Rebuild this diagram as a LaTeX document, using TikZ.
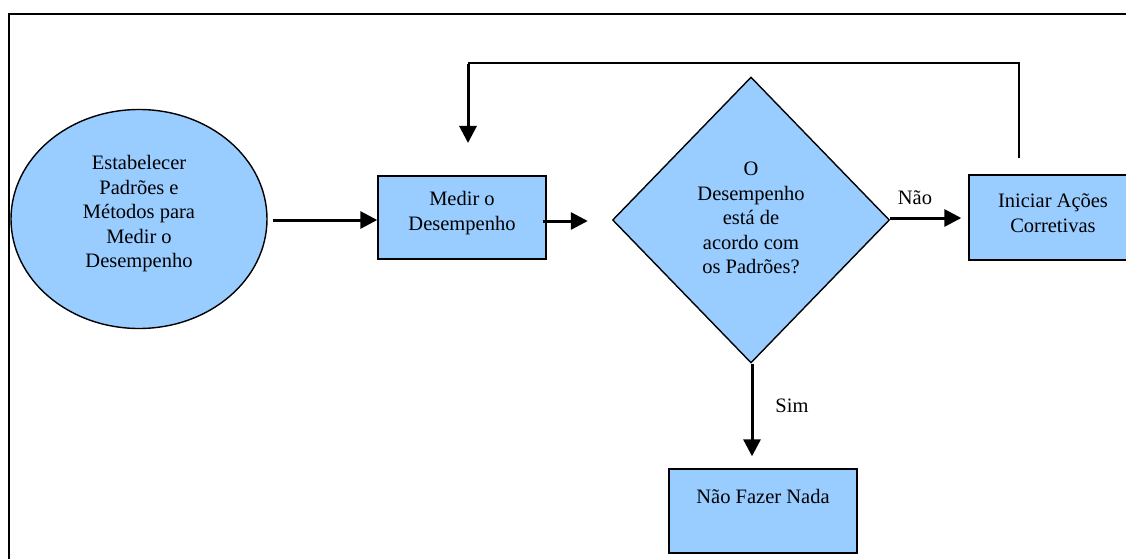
\documentclass[tikz,border=0pt]{standalone}
\usepackage{fontspec}
\setmainfont{Liberation Serif}
\usetikzlibrary{shapes.geometric,arrows.meta,calc}
\definecolor{boxblue}{RGB}{153,204,255}
\begin{document}
\begin{tikzpicture}[x=1pt,y=-1pt,
  shapebox/.style={draw=black,line width=1.4pt,fill=boxblue,inner sep=0pt},
  txt/.style={align=center,inner sep=0pt,font=\fontsize{20.5pt}{24.5pt}\selectfont},
  lbl/.style={inner sep=0pt,font=\fontsize{20.5pt}{24.5pt}\selectfont},
  arr/.style={line width=3pt,-{Triangle[length=17pt,width=17pt]}},
  fb/.style={line width=1.5pt}]
\clip (0,0) rectangle (1126,559);
\fill[white] (0,0) rectangle (1126,559);

% outer frame (top and left edges)
\draw[line width=1.5pt] (9,559) -- (9,14) -- (1126,14);

% shapes
\node[shapebox,ellipse,minimum width=256pt,minimum height=219pt] (estab) at (139,219) {};
\node[shapebox,rectangle,minimum width=168pt,minimum height=83pt] (medir) at (462,217.5) {};
\node[shapebox,diamond,minimum width=277pt,minimum height=286pt] (dec) at (751,220) {};
\node[shapebox,rectangle,minimum width=168pt,minimum height=85pt] (inic) at (1053,217.5) {};
\node[shapebox,rectangle,minimum width=188pt,minimum height=84pt] (nada) at (763,511) {};

% texts
\node[txt] (testab) at (139,214) {Estabelecer\\Padrões e\\Métodos para\\Medir o\\Desempenho};
\node[txt] (tmedir) at (462,213) {Medir o\\Desempenho};
\node[txt] (tdec) at (751,218) {O\\Desempenho\\está de\\acordo com\\os Padrões?};
\node[txt] (tinic) at (1053,213) {Iniciar Ações\\Corretivas};
\node[txt] (tnada) at (763,496) {Não Fazer Nada};
\node[lbl] (lnao) at (915,198) {Não};
\node[lbl] (lsim) at (792,406) {Sim};

% connectors
\draw[arr,shorten <=5pt] (estab.east |- 0,220) -- (medir.west |- 0,220);
\draw[arr,shorten <=-4pt,shorten >=24pt] (medir.east |- 0,221) -- (dec.west |- 0,221);
\draw[arr,shorten >=7pt] (dec.east |- 0,218) -- (inic.west |- 0,218);
\draw[arr,shorten >=12pt] ([xshift=1pt]dec.south) -- ([xshift=1pt]dec.south |- nada.north);

% feedback loop
\coordinate (fbstart) at (1019,158);
\coordinate (fbright) at (1019,63);
\coordinate (fbleft) at (468,63);
\coordinate (fbend) at (468,143);
\draw[fb] (fbstart) -- (fbright) -- (fbleft);
\draw[arr] ([yshift=-0.75pt]fbleft) -- (fbend);
\end{tikzpicture}
\end{document}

| THE TASK |
Omitting all pictures, restate exactly the lines of the material from its start through the line that contains "width=188pt,minimum height=84pt] (nada)".

| ANSWER FOR THIS EXERCISE |
Rebuild this diagram as a LaTeX document, using TikZ.
\documentclass[tikz,border=0pt]{standalone}
\usepackage{fontspec}
\setmainfont{Liberation Serif}
\usetikzlibrary{shapes.geometric,arrows.meta,calc}
\definecolor{boxblue}{RGB}{153,204,255}
\begin{document}
\begin{tikzpicture}[x=1pt,y=-1pt,
  shapebox/.style={draw=black,line width=1.4pt,fill=boxblue,inner sep=0pt},
  txt/.style={align=center,inner sep=0pt,font=\fontsize{20.5pt}{24.5pt}\selectfont},
  lbl/.style={inner sep=0pt,font=\fontsize{20.5pt}{24.5pt}\selectfont},
  arr/.style={line width=3pt,-{Triangle[length=17pt,width=17pt]}},
  fb/.style={line width=1.5pt}]
\clip (0,0) rectangle (1126,559);
\fill[white] (0,0) rectangle (1126,559);

% outer frame (top and left edges)
\draw[line width=1.5pt] (9,559) -- (9,14) -- (1126,14);

% shapes
\node[shapebox,ellipse,minimum width=256pt,minimum height=219pt] (estab) at (139,219) {};
\node[shapebox,rectangle,minimum width=168pt,minimum height=83pt] (medir) at (462,217.5) {};
\node[shapebox,diamond,minimum width=277pt,minimum height=286pt] (dec) at (751,220) {};
\node[shapebox,rectangle,minimum width=168pt,minimum height=85pt] (inic) at (1053,217.5) {};
\node[shapebox,rectangle,minimum width=188pt,minimum height=84pt] (nada) at (763,511) {};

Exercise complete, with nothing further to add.